United States v. Earl Penn

U.S. Court of Appeals for the Eighth Circuit

United States v. Earl Penn

Opinion

United States Court of Appeals For the Eighth Circuit ___________________________

No. 23-1262 ___________________________

United States of America

Plaintiff - Appellee

v.

Earl B. Penn

Defendant - Appellant ____________

Appeal from United States District Court for the Western District of Missouri - Kansas City ____________

Submitted: December 16, 2024 Filed: March 24, 2025 [Unpublished] ____________

Before SMITH, GRUENDER, and STRAS, Circuit Judges. ____________

PER CURIAM.

Earl Penn received a mandatory-minimum sentence of 180 months, see 18 U.S.C. § 924(e)(1), after a jury found him guilty of unlawfully possessing a firearm, see id. § 922(g)(1). On appeal, he argues that his conviction violates the Second Amendment and that a fact underlying his sentence should have been determined by a jury, not the district court.1 Circuit precedent rules out relief on both points, so we affirm.
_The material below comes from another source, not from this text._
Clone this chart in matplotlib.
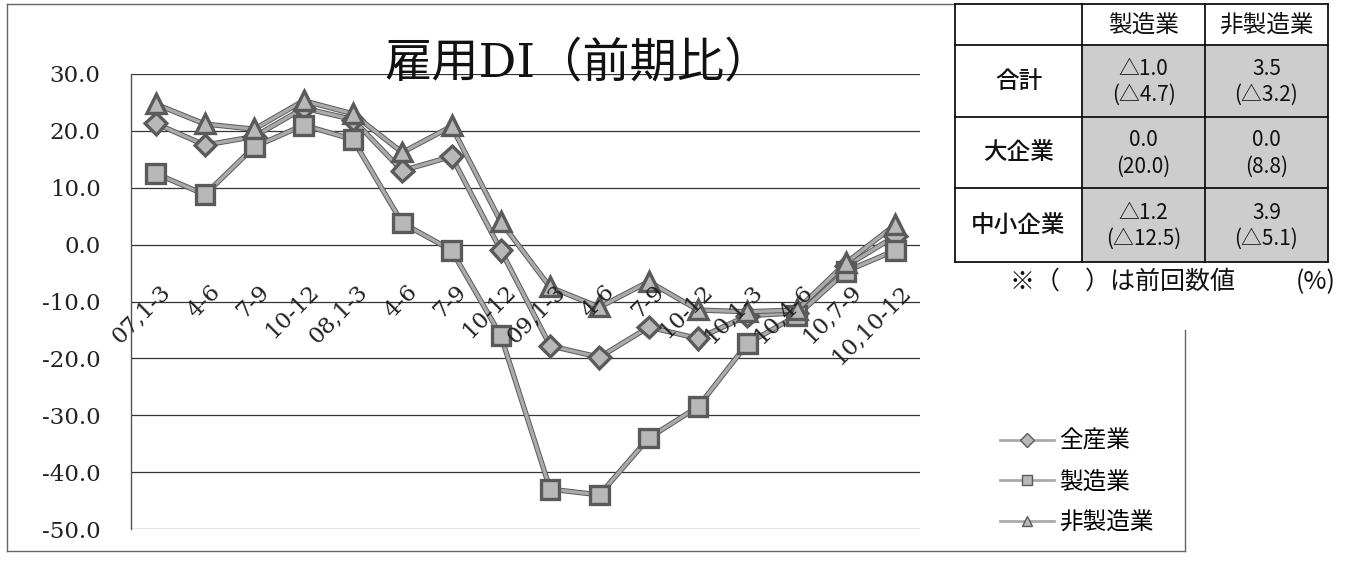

See Mader v. United States, 654 F.3d 794, 800 (8th Cir. 2011) (en banc) (“It is a cardinal rule in our circuit that one panel is bound by the decision of a prior panel.” (citation omitted)).

I.

Under federal law, felons like Penn cannot possess firearms. See 18 U.S.C. § 922(g)(1) (disarming those “who ha[ve] been convicted” of “a crime punishable by imprisonment for a term exceeding one year”). In two recent cases, we held that this prohibition is constitutional, regardless of the facts of the crime itself or the nature of the underlying felony.2 See United States v. Cunningham, 114 F.4th 671, 675 (8th Cir. 2024) (concluding that 18 U.S.C. § 922(g)(1) is facially constitutional); United States v. Jackson, 110 F.4th 1120, 1125 (8th Cir. 2024) (cutting off as-applied challenges to the statute). To the extent Penn disagrees with either decision, his remedy lies with the en banc court, not with us. See Liberty Mut. Ins. Co. v. Elgin Warehouse & Equip., 4 F.3d 567, 571 (8th Cir. 1993) (“In this circuit only an en banc court may overrule a panel decision.”).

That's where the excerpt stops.